Sementara kulit sawo matang, atau lebih gelap, dikaitkan dengan kerja lapangan, kemiskinan, dan “tidak terurus.”

Padahal, kalau kita bicara biologi, kulit orang Indonesia sangatlah adaptif. Melanin yang lebih tinggi bukan hanya memberi warna sawo matang yang khas, tapi juga merupakan proteksi alami terhadap paparan ultraviolet yang ekstrem di garis khatulistiwa.

Dalam bahasa medis, ini adalah evolutionary advantage, bukan kekurangan. Mengapa keunggulan biologis ini kita sembunyikan?

Tak bisa dipungkiri, industri kecantikan ikut berperan dalam mengamplifikasi standar ini. Sebagian besar iklan di televisi, media sosial, hingga skin analysis apps secara halus mengasumsikan bahwa cerah adalah lebih baik.

Kulit yang “bersih” bukan diukur dari kesehatannya, tetapi dari warnanya.

Dalam dunia medis, kulit dinilai berdasarkan parameter klinis seperti tingkat hidrasi, elastisitas, dan ada tidaknya kelainan seperti dermatitis, infeksi, atau tanda gangguan sistemik.

Di luar ruang praktik, penilaian kulit kerap bergeser dari aspek kesehatan menjadi soal persepsi visual, semakin jauh dari warna coklat alaminya, semakin dianggap ideal.

Ketika algoritma dan pasar lebih dipercaya daripada dokter atau fisiologi tubuh sendiri, kita sedang menghadapi krisis epistemik.

Menggeser narasi

Saya tumbuh di antara para perempuan hebat yang bekerja di luar ruangan, tenaga kesehatan yang menempuh perjalanan jauh di bawah matahari.

Mereka memiliki kulit yang tidak “putih bersinar”, tapi sehat, kuat, dan menua dengan penuh martabat.

 

Mereka adalah wajah asli Indonesia, tahan banting, penuh daya hidup, dan tidak punya waktu untuk mengejar krim pemutih yang menjanjikan hal semu.

Sudah waktunya kita berhenti menyembah pantulan cahaya pada kulit, dan mulai merayakan keberagaman pigmen sebagai cermin karakter, bukan kelas sosial.

Dalam ruang praktik, saya tidak akan pernah merekomendasikan pasien untuk memutihkan kulitnya. Namun, saya akan selalu mendorong mereka untuk merawatnya, membersihkan, melembapkan, melindungi dari sinar UV, dan menghargai tiap lapis warna yang mereka miliki.

Karena sehat itu tidak selalu putih. Dan cantik itu bukan pantulan budaya luar, tapi bagaimana kita merawat diri dengan baik.

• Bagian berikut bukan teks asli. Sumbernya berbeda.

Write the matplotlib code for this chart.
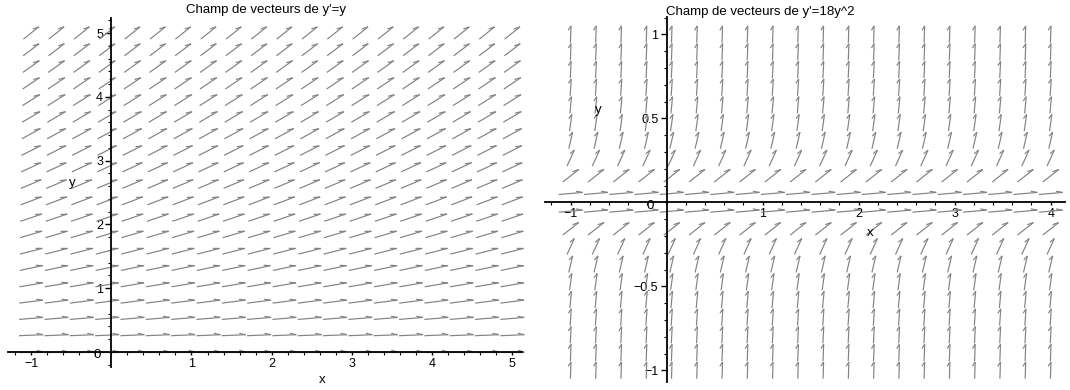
import numpy as np
import matplotlib
matplotlib.use("Agg")
import matplotlib.pyplot as plt
from matplotlib.collections import LineCollection
from matplotlib.ticker import FixedLocator

plt.rcParams['font.family'] = ['Liberation Sans', 'DejaVu Sans']

# ---------------- data ----------------
titles = ["Champ de vecteurs de y'=y", "Champ de vecteurs de y'=18y^2"]
left_x_range = (-1.0, 5.0)
left_y_range = (0.0, 5.0)
right_x_range = (-1.0, 4.0)
right_y_range = (-1.0, 1.0)
grid_n = 20
left_xticks = [-1, 1, 2, 3, 4, 5]
left_yticks = [1, 2, 3, 4, 5]
right_xticks = [-1, 1, 2, 3, 4]
right_yticks = [-1, -0.5, 0.5, 1]
right_yticklabels = ["\u22121", "\u22120.5", "0.5", "1"]


def slope_left(x, y):
    return y          # y' = y


def slope_right(x, y):
    return 18 * y ** 2  # y' = 18 y^2


W, H = 1070, 390
fig = plt.figure(figsize=(W / 100, H / 100), dpi=100)


def axes_from_px(x0px, ux, y0px, uy, xlim, ylim):
    left = x0px + ux * xlim[0]
    right = x0px + ux * xlim[1]
    top = y0px - uy * ylim[1]
    bottom = y0px - uy * ylim[0]
    ax = fig.add_axes([left / W, 1 - bottom / H, (right - left) / W, (bottom - top) / H])
    ax.set_xlim(*xlim)
    ax.set_ylim(*ylim)
    return ax


def draw_field(ax, xr, yr, slope, m, c=0.95, h=0.27, a=np.radians(22)):
    xs = np.linspace(xr[0], xr[1], grid_n)
    ys = np.linspace(yr[0], yr[1], grid_n)
    dx = xs[1] - xs[0]
    dy = ys[1] - ys[0]
    segs = []
    for yv in ys:
        for xv in xs:
            phi = np.arctan(m * slope(xv, yv))
            u = np.array([np.cos(phi), np.sin(phi)])
            n = np.array([-u[1], u[0]])
            tail = -c / 2 * u
            tip = c / 2 * u
            barb = tip + h * (-u * np.cos(a) + n * np.sin(a))
            pts = [np.array([xv + q[0] * dx, yv + q[1] * dy]) for q in (tail, tip, barb)]
            segs.append([pts[0], pts[1]])
            segs.append([pts[1], pts[2]])
    ax.add_collection(LineCollection(segs, colors='#828282', linewidths=0.85))


def style_axes(ax, xb, yb, xticks, yticks, yticklabels=None, xminor=0.2, yminor=0.2):
    for s in ('top', 'right'):
        ax.spines[s].set_visible(False)
    ax.spines['left'].set_position(('data', 0))
    ax.spines['bottom'].set_position(('data', 0))
    ax.spines['left'].set_bounds(*yb)
    ax.spines['bottom'].set_bounds(*xb)
    for s in ('left', 'bottom'):
        ax.spines[s].set_linewidth(1.3)
        ax.spines[s].set_zorder(3)
    ax.patch.set_visible(False)
    ax.set_xticks(xticks)
    ax.set_xticklabels([str(t).replace('-', '\u2212') for t in xticks])
    ax.set_yticks(yticks)
    if yticklabels is None:
        yticklabels = [str(t).replace('-', '\u2212') for t in yticks]
    ax.set_yticklabels(yticklabels)
    xm = [v for v in np.arange(-10, 10, xminor) if xb[0] <= v <= xb[1]]
    ym = [v for v in np.arange(-10, 10, yminor) if yb[0] <= v <= yb[1]]
    ax.xaxis.set_minor_locator(FixedLocator(xm))
    ax.yaxis.set_minor_locator(FixedLocator(ym))
    ax.tick_params(axis='y', which='major', direction='out', length=4.5, width=1, pad=1.5,
                   labelsize=9)
    ax.tick_params(axis='y', which='minor', direction='out', length=2.5, width=0.8)
    ax.tick_params(axis='x', which='major', direction='out', length=2.5, width=1, pad=1.5,
                   labelsize=9)
    ax.tick_params(axis='x', which='minor', direction='out', length=1.8, width=0.8)


# ---------------- left plot ----------------
axL = axes_from_px(111.3, 80.2, 352.0, 63.8, (-1.38, 5.25), (-0.45, 5.45))
draw_field(axL, left_x_range, left_y_range, slope_left, m=0.24)
style_axes(axL, (-1.29, 5.12), (-0.24, 5.23), left_xticks, left_yticks)
axL.text(-0.18, -0.04, "0", ha='center', va='center', fontsize=9.5)
axL.text(-0.49, 2.65, "y", ha='center', va='center', fontsize=9.5)
axL.text(2.63, -0.44, "x", ha='center', va='center', fontsize=9.5)

# ---------------- right plot ----------------
axR = axes_from_px(666.7, 96.0, 202.3, 168.0, (-1.3, 4.2), (-1.12, 1.15))
draw_field(axR, right_x_range, right_y_range, slope_right, m=2.5)
style_axes(axR, (-1.27, 4.15), (-1.07, 1.1), right_xticks, right_yticks,
           right_yticklabels, xminor=0.2, yminor=0.1)
axR.text(-0.17, -0.022, "0", ha='center', va='center', fontsize=9.5)
axR.text(-0.715, 0.55, "y", ha='center', va='center', fontsize=9.5)
axR.text(2.12, -0.18, "x", ha='center', va='center', fontsize=9.5)

fig.text(266 / W, 1 - 10 / H, titles[0], ha='center', va='center', fontsize=9.5)
fig.text(760 / W, 1 - 12 / H, titles[1], ha='center', va='center', fontsize=9.5)

fig.savefig("out.png", dpi=100)
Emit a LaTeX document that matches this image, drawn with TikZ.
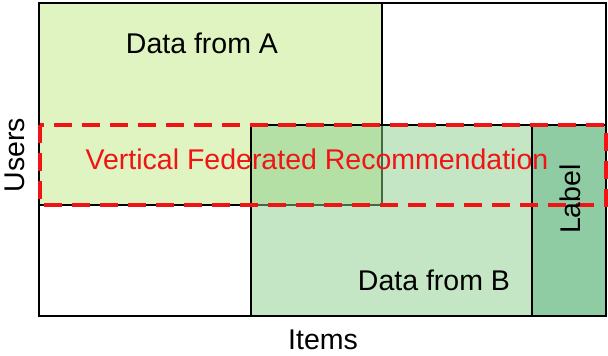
\documentclass[tikz,border=0pt]{standalone}
\usepackage{fontspec}
\setmainfont{Liberation Sans}
\usepackage{xcolor}
\usetikzlibrary{positioning}

\definecolor{fillA}{RGB}{223,244,192}
\definecolor{fillB}{RGB}{140,206,140}
\definecolor{fillLabel}{RGB}{143,203,163}
\definecolor{vfrRed}{RGB}{240,20,20}

\begin{document}
\begin{tikzpicture}[x=1pt, y=-1pt,
    txt/.style={font=\fontsize{28.5}{31}\selectfont, inner sep=0pt},
    frame/.style={draw=black, line width=2pt},
    partA/.style={fill=fillA, draw=black, line width=1.3pt},
    partB/.style={fill=fillB, fill opacity=0.5, draw=black, draw opacity=1, line width=1.3pt},
    labelpart/.style={fill=fillLabel, draw=black, line width=1.3pt},
    vfr/.style={draw=vfrRed, line width=4pt, dash pattern=on 18pt off 10pt}]

    \useasboundingbox (0,0) rectangle (608,356);

    % matrix of users x items
    \fill[white] (39,3) rectangle (606,316);
    \draw[partA] (39,3) rectangle (382,205);
    \draw[partB] (251,125) rectangle (532,316);
    \draw[labelpart] (532,125) rectangle (606,316);
    \draw[frame] (39,3) rectangle (606,316);

    % overlapping users
    \draw[vfr] (40,125) rectangle (606,205);

    \node[txt] (dataA) at (202,43) {Data from A};
    \node[txt] (dataB) at (434,280) {Data from B};
    \node[txt, rotate=90] (label) at (570,199) {Label};
    \node[txt, text=vfrRed] (vfrtext) at (317,159) {Vertical Federated Recommendation};
    \node[txt, rotate=90] (users) at (15,155) {Users};
    \node[txt] (items) at (323,340) {Items};
\end{tikzpicture}
\end{document}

Perubahan standar kecantikan tidak akan datang dari serum atau influencer, tapi harus dibangun di ruang dialog yang jujur antara dokter, pasien, media, dan masyarakat.

Kita perlu lebih banyak kampanye yang merayakan warna kulit Indonesia, dari kuning langsat, sawo matang hingga gelap eksotis. Semua indah, selama dirawat dengan sehat dan diterima dengan rasa bangga.

Barangkali semua dimulai dari cara kita bercermin. Bukan untuk mencari kekurangan, tapi untuk mengakui bahwa tubuh ini sudah cukup, bahwa kulit ini, warnanya, teksturnya, dan sejarahnya adalah warisan yang tidak perlu diputihkan.

Memiliki kulit gelap bukanlah suatu kekurangan. Tidak masalah kalau kulit kita tidak masuk standar iklan. 

Paling penting adalah tubuh yang terjaga, kesadaran diri yang utuh, dan keputusan untuk tidak tunduk pada validasi eksternal yang dibentuk oleh narasi industri yang tidak benar-benar berpihak pada perempuan Indonesia.